As we’ve said, blockchains provide an incorruptible, permanent record of transactions. Auditors could request to see any piece of financial information – from tax payments to foreign purchases to expenses claimed – and the company concerned would be able to provide this information quickly – usually on the same day.

Under the current system, it’s not uncommon for auditing to take months, especially in the case of a larger company.

Blockchain technology could improve speed of process by hundreds of per cent, thus saving the companies concerned a huge amount of time and – as a result – money.


Put simply, any company with more than 20 staff or so could save a huge amount of money by carrying out their payroll using blockchain.

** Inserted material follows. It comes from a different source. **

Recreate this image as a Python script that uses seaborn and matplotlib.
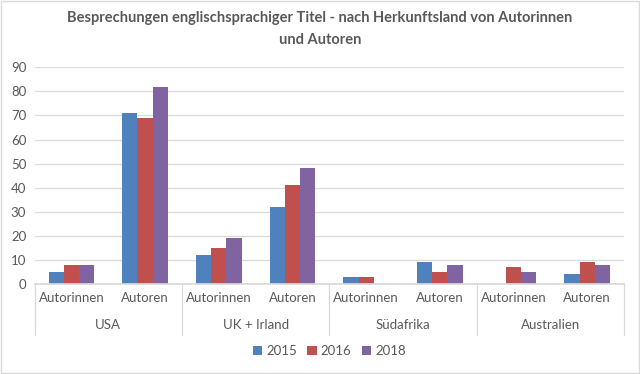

Because banks charge reasonable high amounts for carrying out electronic transactions – and charge companies even more as a rule – simply removing those additional costs could save very large firms thousands – and maybe even millions – every single payday.

This is also true of any business that regularly uses freelancers, consultants or any other kind of third-party in order to complete their work.

Cloud technology

Most are well aware of how vital cloud computing is to modern businesses.

And, of course, one of the biggest potential issues with cloud storage is security. It feels like there’s a new celebrity hack every week or more.

So, there is the potential for blockchain based cloud storage to offer all the perks with none of the security risks.

But, that’s not all. There have already been whispers of the potential for a ‘peer-2-peer’ cloud storage space.

Essentially, by using blockchain’s secure technology, businesses would be able to ‘lend’ their spare hard drive space to other users, earning extra money as a result.

The technology is definitely in its infancy, but the potential for such an idea is huge: it would stop the reliance on one or two major providers that – despite their market dominance – still can’t always guarantee the level of security most users would like.